Things start to look up when Sue's mother takes her to the Devon Horse Show for her fifteenth birthday.  Here's Sue, getting dressed for the horse show: 
"She was wearing her first real suit, a gray men's wear flannel jacket bound with white and a brief kick-pleated skirt.  She had a gray beanie to match the outfit but she decided against it.  Girls were going without hats this year, even in the city and on trains."
At the horse show, her mother runs into an old friend and Sue is invited to spend a month with the Ballantines at High Acres, their horse farm.  Sue is extraordinarily excited for her visit, to the exclusion of all else.  Before she leaves, her mother enigmatically presents her with her aunt's spurs--noting that she doesn't expect them to be used on a horse.

Sue arrives at High Acres, meets the family--including slightly older Jigger, slightly younger Missy, ten-year-old Poke and baby Stevie.  After being so excited for her trip, she starts to feel ill at ease.  She's not very used to housework, she dresses too well to go riding, and she feels like an outsider in the family, as a paying guest to the farm.  She goes on a ride much rougher than she'd been used to in the city with the Ballantine kids and ends up falling off her horse into a brook.  She stomps off: 
"Jigger smiled, trying to make Sue meet his eyes.  'You're not bad-looking when you're mad,' he said insolently.  A backhanded compliment if Sue had ever heard one, and yet, against her will, she felt a small thrill of pleasure."

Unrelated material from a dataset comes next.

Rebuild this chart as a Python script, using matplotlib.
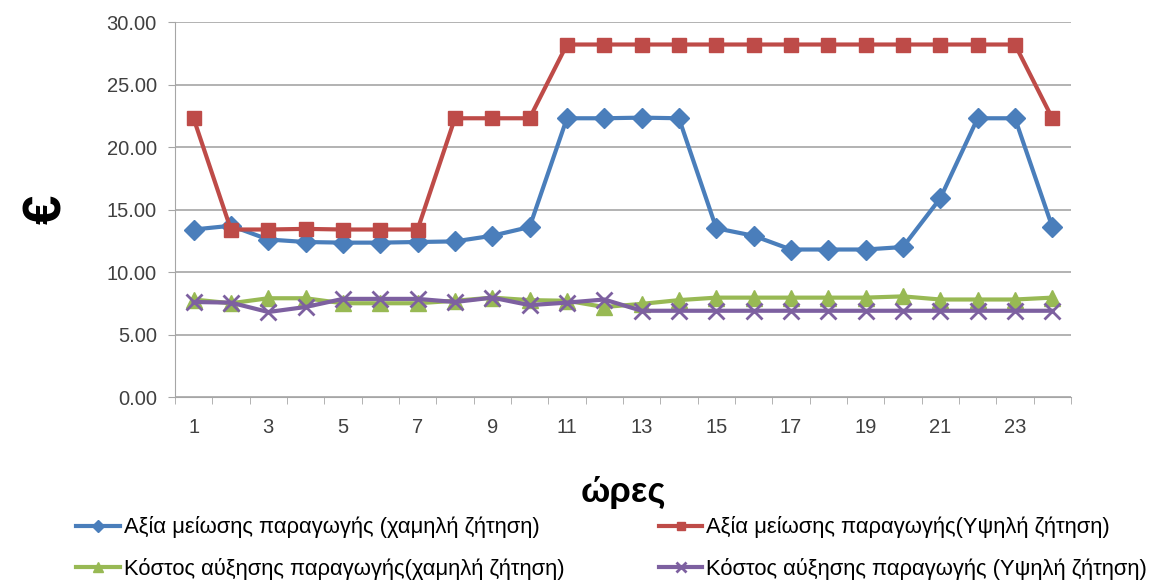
import matplotlib
matplotlib.use("Agg")
import matplotlib.pyplot as plt
from matplotlib.ticker import FormatStrFormatter, FixedLocator

plt.rcParams['font.family'] = ['Liberation Sans', 'DejaVu Sans']

hours = list(range(1, 25))

value_low = [13.4, 13.7, 12.6, 12.4, 12.35, 12.35, 12.4, 12.45, 12.9, 13.6,
             22.3, 22.3, 22.35, 22.3, 13.5, 12.9, 11.8, 11.8, 11.8, 12.0,
             15.9, 22.3, 22.3, 13.6]
value_high = [22.3, 13.4, 13.4, 13.45, 13.4, 13.4, 13.4, 22.3, 22.3, 22.3,
              28.2, 28.2, 28.2, 28.2, 28.2, 28.2, 28.2, 28.2, 28.2, 28.2,
              28.2, 28.2, 28.2, 22.3]
cost_low = [7.8, 7.5, 7.9, 7.9, 7.5, 7.5, 7.5, 7.7, 7.95, 7.75,
            7.7, 7.2, 7.45, 7.75, 7.95, 7.95, 7.95, 7.95, 7.95, 8.05,
            7.8, 7.8, 7.8, 7.95]
cost_high = [7.6, 7.55, 6.8, 7.2, 7.85, 7.85, 7.85, 7.6, 7.95, 7.35,
             7.55, 7.8, 6.9, 6.9, 6.9, 6.9, 6.9, 6.9, 6.9, 6.9,
             6.9, 6.9, 6.9, 6.9]

labels = [
    "Αξία μείωσης παραγωγής (χαμηλή ζήτηση)",
    "Αξία μείωσης παραγωγής(Υψηλή ζήτηση)",
    "Κόστος αύξησης παραγωγής(χαμηλή ζήτηση)",
    "Κόστος αύξησης παραγωγής (Υψηλή ζήτηση)",
]
y_ticks = [0, 5, 10, 15, 20, 25, 30]
x_tick_labels = [str(h) for h in range(1, 25, 2)]

fig = plt.figure(figsize=(11.66, 5.84), dpi=100)
ax = fig.add_axes([0.150, 0.3202, 0.7685, 0.6421])

h1, = ax.plot(hours, value_low, color='#4A7EBB', lw=3, marker='D', ms=10,
              label=labels[0])
h2, = ax.plot(hours, value_high, color='#BE4B48', lw=3, marker='s', ms=10,
              label=labels[1])
h3, = ax.plot(hours, cost_low, color='#98B954', lw=3, marker='^', ms=11,
              label=labels[2])
h4, = ax.plot(hours, cost_high, color='#7D60A0', lw=3, marker='x', ms=11,
              mew=2, label=labels[3])

ax.set_xlim(0.5, 24.5)
ax.set_ylim(0, 30)
ax.set_yticks(y_ticks)
ax.yaxis.set_major_formatter(FormatStrFormatter('%.2f'))
ax.grid(axis='y', color='#A6A6A6', lw=1.2)
ax.set_axisbelow(True)

ax.set_xticks(range(1, 25, 2))
ax.set_xticklabels(x_tick_labels)
ax.xaxis.set_minor_locator(FixedLocator([h + 0.5 for h in range(0, 25)]))
ax.tick_params(axis='x', which='major', length=0, pad=15, labelsize=14.5,
               colors='#404040')
ax.tick_params(axis='x', which='minor', length=5, color='#A6A6A6')
ax.tick_params(axis='y', length=5, color='#A6A6A6', labelsize=14.5,
               labelcolor='#404040', pad=8)

for side in ('top', 'right'):
    ax.spines[side].set_visible(False)
ax.spines['left'].set_color('#A6A6A6')
ax.spines['bottom'].set_color('#A6A6A6')

ax.set_xlabel("ώρες", fontsize=25, fontweight='bold', labelpad=28)
ax.set_ylabel("€", fontsize=38, fontweight='bold', labelpad=25)

# row-wise legend order for a two-column layout
fig.legend(handles=[h1, h3, h2, h4], loc='upper left', ncol=2,
           bbox_to_anchor=(0.058, 0.131), frameon=False, fontsize=15.8,
           handlelength=2.0, columnspacing=4.3, labelspacing=0.9,
           handletextpad=0.15, borderaxespad=0, markerscale=0.6)

fig.savefig("out.png", dpi=100)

(It's important to mention that it was previously described that Jigger has "dark, crisp hair.")  Sue gets back on the horse, learns to curry horses, and watches the gentle blacksmith shoe a feisty horse. She goes fishing with Poke and discovers a kindred book reader, but still has prickly relations with Jigger and Missy.  She's homesick, but for her parents' sake, she tries to fit in and writes charming letters to her father about her adventures.  Jigger and Missy urge her to learn to jump on her horse, but Sue is afraid and refuses.  She goes with the family to a gymkhana and competes in a few contests, and manages to control her horse when he is spooked and runs away.  Still afraid to jump, she overhears the Ballantines skeptically discussing whether she's learn to jump:
"'All right!' she whispered with her back against the bedroom door.  'I'll show you!  You just wait!'  And her eyes, stormy and resolute, rested for an instant on the little pine night table, where she had recently placed as an ornament Aunt Suzanna's silver spurs."
One day, when the family is away, Sue decides to try jumping on her own.  It's all going well, until her horse doesn't make it over a fence and is badly hurt.  She calls the kindly blacksmith and owns up to her mistake to the Ballantines.  Luckily, the horse will recover and she continues to learn jumping with the family.  After the month is up, she goes home changed.  Instead of moping around the house, she dusts and makes dinner for her mother and herself.  Her father has a new enthusiasm as he's started turning Sue's letters into a children's book. AND, Sue invites Jigger (by letter, no less) to a dinner party and he accepts!

One of Betty Cavanna's strongest gifts is her characterization.  Sue has so many layers--sophisticated and assured in the city, ill at ease at first in the country and with a growing insight into how her actions and feelings affect others.  In addition, Cavanna creates such strong characters in Sue's working mother, her invalid (but still vital) father, and all of the Ballantines.  Even though the story is simple (girl goes to a horse farm and learns about life), Cavanna manages to make it a deeply textured one that is still relevant over sixty years later.